### Information supplied
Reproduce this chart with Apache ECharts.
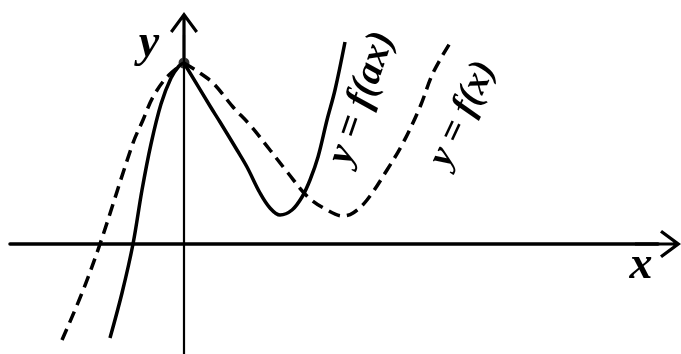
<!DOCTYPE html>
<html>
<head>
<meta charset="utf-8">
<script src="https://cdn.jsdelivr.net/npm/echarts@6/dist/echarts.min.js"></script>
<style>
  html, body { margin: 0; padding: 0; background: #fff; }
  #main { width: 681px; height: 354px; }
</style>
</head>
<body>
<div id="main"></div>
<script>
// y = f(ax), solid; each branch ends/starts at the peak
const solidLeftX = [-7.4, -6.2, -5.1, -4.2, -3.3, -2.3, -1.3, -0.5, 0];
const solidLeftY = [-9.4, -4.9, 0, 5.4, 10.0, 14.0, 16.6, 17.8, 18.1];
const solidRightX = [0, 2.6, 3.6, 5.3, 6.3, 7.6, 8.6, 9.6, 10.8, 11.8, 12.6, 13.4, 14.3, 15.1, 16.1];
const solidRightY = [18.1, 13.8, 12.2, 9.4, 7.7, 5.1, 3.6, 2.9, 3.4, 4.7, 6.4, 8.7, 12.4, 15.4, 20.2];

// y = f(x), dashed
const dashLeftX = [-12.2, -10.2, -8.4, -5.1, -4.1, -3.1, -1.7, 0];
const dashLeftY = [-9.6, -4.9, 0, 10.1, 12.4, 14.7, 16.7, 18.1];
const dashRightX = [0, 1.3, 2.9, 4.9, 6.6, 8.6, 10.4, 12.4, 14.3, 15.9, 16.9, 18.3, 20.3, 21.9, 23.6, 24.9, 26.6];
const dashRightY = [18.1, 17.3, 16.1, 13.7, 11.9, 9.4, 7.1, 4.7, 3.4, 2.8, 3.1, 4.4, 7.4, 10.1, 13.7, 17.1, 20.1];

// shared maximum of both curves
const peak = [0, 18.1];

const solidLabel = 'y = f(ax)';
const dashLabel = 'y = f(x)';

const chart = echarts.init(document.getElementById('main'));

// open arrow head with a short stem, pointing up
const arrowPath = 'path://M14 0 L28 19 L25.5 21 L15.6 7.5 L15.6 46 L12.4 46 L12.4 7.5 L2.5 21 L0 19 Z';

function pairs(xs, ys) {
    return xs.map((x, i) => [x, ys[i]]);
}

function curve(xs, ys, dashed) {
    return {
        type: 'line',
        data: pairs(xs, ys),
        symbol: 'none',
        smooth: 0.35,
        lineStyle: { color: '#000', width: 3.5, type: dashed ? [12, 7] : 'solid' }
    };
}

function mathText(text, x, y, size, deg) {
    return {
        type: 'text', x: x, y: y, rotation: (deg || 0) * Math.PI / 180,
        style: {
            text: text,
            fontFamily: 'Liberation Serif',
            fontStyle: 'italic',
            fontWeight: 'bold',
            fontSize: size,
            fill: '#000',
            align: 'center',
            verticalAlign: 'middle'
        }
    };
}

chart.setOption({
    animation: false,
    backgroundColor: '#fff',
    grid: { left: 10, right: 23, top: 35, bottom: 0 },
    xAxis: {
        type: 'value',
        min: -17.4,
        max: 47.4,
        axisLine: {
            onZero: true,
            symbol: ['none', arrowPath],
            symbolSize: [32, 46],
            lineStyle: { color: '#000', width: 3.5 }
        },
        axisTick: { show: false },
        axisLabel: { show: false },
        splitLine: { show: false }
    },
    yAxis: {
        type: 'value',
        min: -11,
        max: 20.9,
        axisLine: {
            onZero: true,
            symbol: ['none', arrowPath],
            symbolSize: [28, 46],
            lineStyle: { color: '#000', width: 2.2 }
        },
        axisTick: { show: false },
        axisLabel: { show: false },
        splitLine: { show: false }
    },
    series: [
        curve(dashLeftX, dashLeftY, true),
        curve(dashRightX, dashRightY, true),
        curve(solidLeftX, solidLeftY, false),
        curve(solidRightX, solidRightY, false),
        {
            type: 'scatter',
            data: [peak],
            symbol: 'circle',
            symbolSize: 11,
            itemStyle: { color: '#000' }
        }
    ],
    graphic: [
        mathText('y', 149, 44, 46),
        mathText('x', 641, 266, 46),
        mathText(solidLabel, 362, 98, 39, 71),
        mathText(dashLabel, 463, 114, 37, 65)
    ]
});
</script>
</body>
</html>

### What you should do
Print out the lines exactly, skipping any picture.

### Answer to the task
Reproduce this chart with Apache ECharts.
<!DOCTYPE html>
<html>
<head>
<meta charset="utf-8">
<script src="https://cdn.jsdelivr.net/npm/echarts@6/dist/echarts.min.js"></script>
<style>
  html, body { margin: 0; padding: 0; background: #fff; }
  #main { width: 681px; height: 354px; }
</style>
</head>
<body>
<div id="main"></div>
<script>
// y = f(ax), solid; each branch ends/starts at the peak
const solidLeftX = [-7.4, -6.2, -5.1, -4.2, -3.3, -2.3, -1.3, -0.5, 0];
const solidLeftY = [-9.4, -4.9, 0, 5.4, 10.0, 14.0, 16.6, 17.8, 18.1];
const solidRightX = [0, 2.6, 3.6, 5.3, 6.3, 7.6, 8.6, 9.6, 10.8, 11.8, 12.6, 13.4, 14.3, 15.1, 16.1];
const solidRightY = [18.1, 13.8, 12.2, 9.4, 7.7, 5.1, 3.6, 2.9, 3.4, 4.7, 6.4, 8.7, 12.4, 15.4, 20.2];

// y = f(x), dashed
const dashLeftX = [-12.2, -10.2, -8.4, -5.1, -4.1, -3.1, -1.7, 0];
const dashLeftY = [-9.6, -4.9, 0, 10.1, 12.4, 14.7, 16.7, 18.1];
const dashRightX = [0, 1.3, 2.9, 4.9, 6.6, 8.6, 10.4, 12.4, 14.3, 15.9, 16.9, 18.3, 20.3, 21.9, 23.6, 24.9, 26.6];
const dashRightY = [18.1, 17.3, 16.1, 13.7, 11.9, 9.4, 7.1, 4.7, 3.4, 2.8, 3.1, 4.4, 7.4, 10.1, 13.7, 17.1, 20.1];

// shared maximum of both curves
const peak = [0, 18.1];

const solidLabel = 'y = f(ax)';
const dashLabel = 'y = f(x)';

const chart = echarts.init(document.getElementById('main'));

// open arrow head with a short stem, pointing up
const arrowPath = 'path://M14 0 L28 19 L25.5 21 L15.6 7.5 L15.6 46 L12.4 46 L12.4 7.5 L2.5 21 L0 19 Z';

function pairs(xs, ys) {
    return xs.map((x, i) => [x, ys[i]]);
}

function curve(xs, ys, dashed) {
    return {
        type: 'line',
        data: pairs(xs, ys),
        symbol: 'none',
        smooth: 0.35,
        lineStyle: { color: '#000', width: 3.5, type: dashed ? [12, 7] : 'solid' }
    };
}

function mathText(text, x, y, size, deg) {
    return {
        type: 'text', x: x, y: y, rotation: (deg || 0) * Math.PI / 180,
        style: {
            text: text,
            fontFamily: 'Liberation Serif',
            fontStyle: 'italic',
            fontWeight: 'bold',
            fontSize: size,
            fill: '#000',
            align: 'center',
            verticalAlign: 'middle'
        }
    };
}

chart.setOption({
    animation: false,
    backgroundColor: '#fff',
    grid: { left: 10, right: 23, top: 35, bottom: 0 },
    xAxis: {
        type: 'value',
        min: -17.4,
        max: 47.4,
        axisLine: {
            onZero: true,
            symbol: ['none', arrowPath],
            symbolSize: [32, 46],
            lineStyle: { color: '#000', width: 3.5 }
        },
        axisTick: { show: false },
        axisLabel: { show: false },
        splitLine: { show: false }
    },
    yAxis: {
        type: 'value',
        min: -11,
        max: 20.9,
        axisLine: {
            onZero: true,
            symbol: ['none', arrowPath],
            symbolSize: [28, 46],
            lineStyle: { color: '#000', width: 2.2 }
        },
        axisTick: { show: false },
        axisLabel: { show: false },
        splitLine: { show: false }
    },
    series: [
        curve(dashLeftX, dashLeftY, true),
        curve(dashRightX, dashRightY, true),
        curve(solidLeftX, solidLeftY, false),
        curve(solidRightX, solidRightY, false),
        {
            type: 'scatter',
            data: [peak],
            symbol: 'circle',
            symbolSize: 11,
            itemStyle: { color: '#000' }
        }
    ],
    graphic: [
        mathText('y', 149, 44, 46),
        mathText('x', 641, 266, 46),
        mathText(solidLabel, 362, 98, 39, 71),
        mathText(dashLabel, 463, 114, 37, 65)
    ]
});
</script>
</body>
</html>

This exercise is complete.